Other days those very same dreams were filled with images of Ron who laid down at Percy's feet in her nightmares. On those days, other members of the Weasley family also featured—Fred, most prominently—with their bodies sprawled out across the ground and standing in the rear would be Percy fucking Weasley; his face expressionless and his hands stained in red.

Some days, though (the days she revelled in the most) when her nightmares turned dark and scary, it was Percy who lay at her feet and it was her own hands that were stained in his slick wet blood. On those days, she would wake with a distastefully wicked grin marring her lips and her hands would grip the bedsheets so tight, as she ripped into the boy who had stuck by his morals until it was too late to run. And, in doing so, he had made a bad situation, worse.

Occasionally in her dreams, she wasn't alone. In fact, sometimes there might even be someone else in her dreams too, just watching the carnage play out and cackling at the madness of it all. It might be one of the Three, her slew of friends, the darkest kneazle known to mankind, Death itself or even—once—a creepy man in a sharp business suit with teeth for eyes. He probably would've been a dentist's dream, with all of those pearly whites to charge for.

Jean often wondered, after waking up covered in cold sweat on either occasion, just what it was that the other witches of the Old Religion dreamed of. Over the course of their relationship, she had never even thought to ask. Though, she suspected that Merlin featured in Nimüe's dreams, for he was reportedly not as kind of a father after King Arthur's untimely demise.
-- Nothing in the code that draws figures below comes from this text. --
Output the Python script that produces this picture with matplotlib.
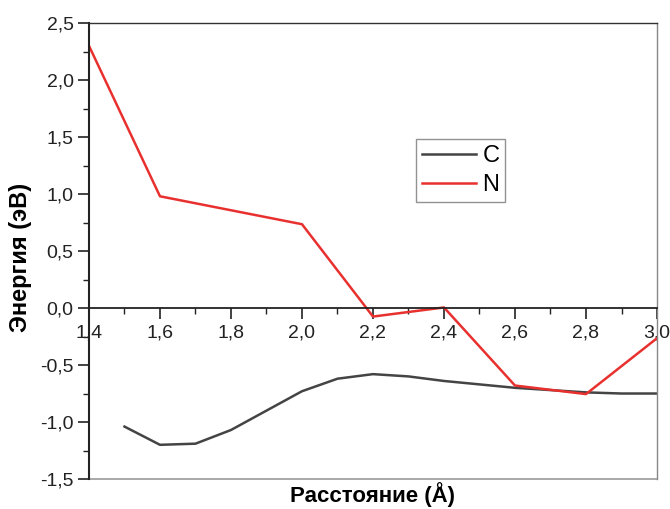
import matplotlib.pyplot as plt
import numpy as np
from matplotlib.ticker import MultipleLocator, FuncFormatter

plt.rcParams['font.family'] = ['Liberation Sans', 'DejaVu Sans']

# data
x_c = [1.5, 1.6, 1.7, 1.8, 1.9, 2.0, 2.1, 2.2, 2.3, 2.4, 2.5, 2.6, 2.7, 2.8, 2.9, 3.0]
e_c = [-1.04, -1.20, -1.19, -1.07, -0.90, -0.73, -0.62, -0.58, -0.60, -0.64,
       -0.67, -0.70, -0.72, -0.74, -0.75, -0.75]

x_n = [1.4, 1.6, 2.0, 2.2, 2.4, 2.6, 2.8, 3.0]
e_n = [2.30, 0.98, 0.735, -0.075, 0.005, -0.68, -0.755, -0.265]

fig = plt.figure(figsize=(6.7, 5.09), dpi=100)
ax = fig.add_axes([0.1328, 0.0589, 0.8478, 0.8959])

ax.plot(x_c, e_c, color='#444444', lw=1.8, label='C')
ax.plot(x_n, e_n, color='#e8312f', lw=1.8, label='N')

ax.set_xlim(1.4, 3.0)
ax.set_ylim(-1.5, 2.5)

# x axis crosses at zero, frame line kept at the bottom
ax.spines['bottom'].set_position(('data', 0))
ax.spines['bottom'].set_linewidth(1.3)
ax.spines['bottom'].set_color('#222222')
ax.spines['left'].set_linewidth(1.5)
ax.spines['left'].set_color('#222222')
ax.spines['top'].set_linewidth(1.0)
ax.spines['top'].set_color('#333333')
ax.spines['right'].set_linewidth(1.0)
ax.spines['right'].set_color('#888888')
ax.axhline(ax.get_ylim()[0], color='#999999', lw=1.2, clip_on=False)

ax.xaxis.set_major_locator(MultipleLocator(0.2))
ax.xaxis.set_minor_locator(MultipleLocator(0.1))
ax.yaxis.set_major_locator(MultipleLocator(0.5))
ax.yaxis.set_minor_locator(MultipleLocator(0.25))

comma = FuncFormatter(lambda v, p: ('%.1f' % v).replace('.', ','))
ax.xaxis.set_major_formatter(comma)
ax.yaxis.set_major_formatter(comma)

ax.tick_params(which='major', direction='out', length=8, width=1.2,
               labelsize=14, colors='#222222', pad=3)
ax.tick_params(which='minor', direction='out', length=4, width=1.0, colors='#222222')
ax.tick_params(axis='x', pad=4)

ax.set_xlabel('Расстояние (Å)', fontsize=16, fontweight='bold')
ax.set_ylabel('Энергия (эВ)', fontsize=17, fontweight='bold')
ax.xaxis.set_label_coords(0.5, -0.006)
ax.xaxis.label.set_va('top')
ax.yaxis.set_label_coords(-0.1, 0.487)

leg = ax.legend(loc='upper left', bbox_to_anchor=(0.576, 0.745), fontsize=17,
                frameon=True, fancybox=False, handlelength=2.3, handletextpad=0.25,
                borderpad=0.25, labelspacing=0.3, borderaxespad=0)
leg.get_frame().set_edgecolor('#777777')
leg.get_frame().set_linewidth(1.0)

fig.savefig('out.png', dpi=100)
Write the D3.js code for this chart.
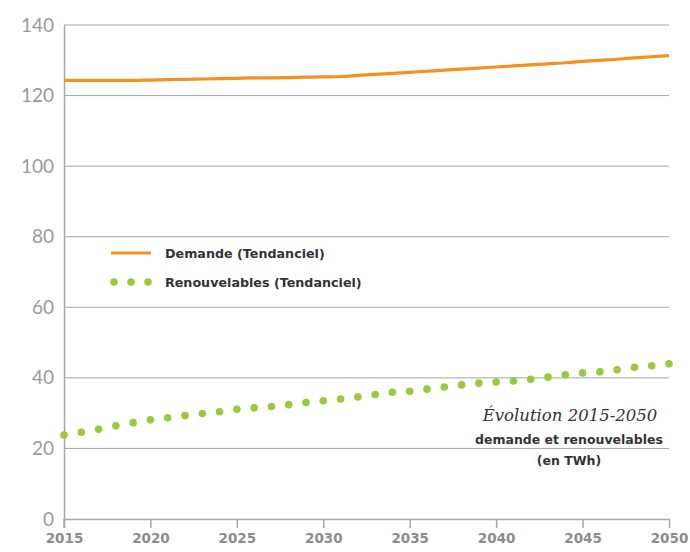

As for the old crone, Cailleach? Jean could only presume that hers were filled with the screams of the Veil and all of the screeching souls that laid beyond its doorway. They all had their own triggers; ones that united them against common enemies and such. But this one was personal, and so Jean would be fishing alone (apparently luring in unsuspecting fellows was too much for the boy Death Eater).

With clinical detachment that she usually reserved for potion's class, Jean quietly wondered to herself as she stood there upon the crest, partially hidden by the tall wildflowers and blonde braids swaying in the breeze. She wondered if this—these thoughts & her laissez-faire attitude towards murder—was the Dark magicks taking root inside of her, just like a drunken Nott had warned her it would. Poisoning her thoughts and her dreams, pushing & stoking their hatred within her like a bubbling pot waiting to boil over until they finally exploded outwards in the most destructive way possible. If it was, Jean quietly apologised to the Slytherin, Then apologies, Nott, but there's no turning back now.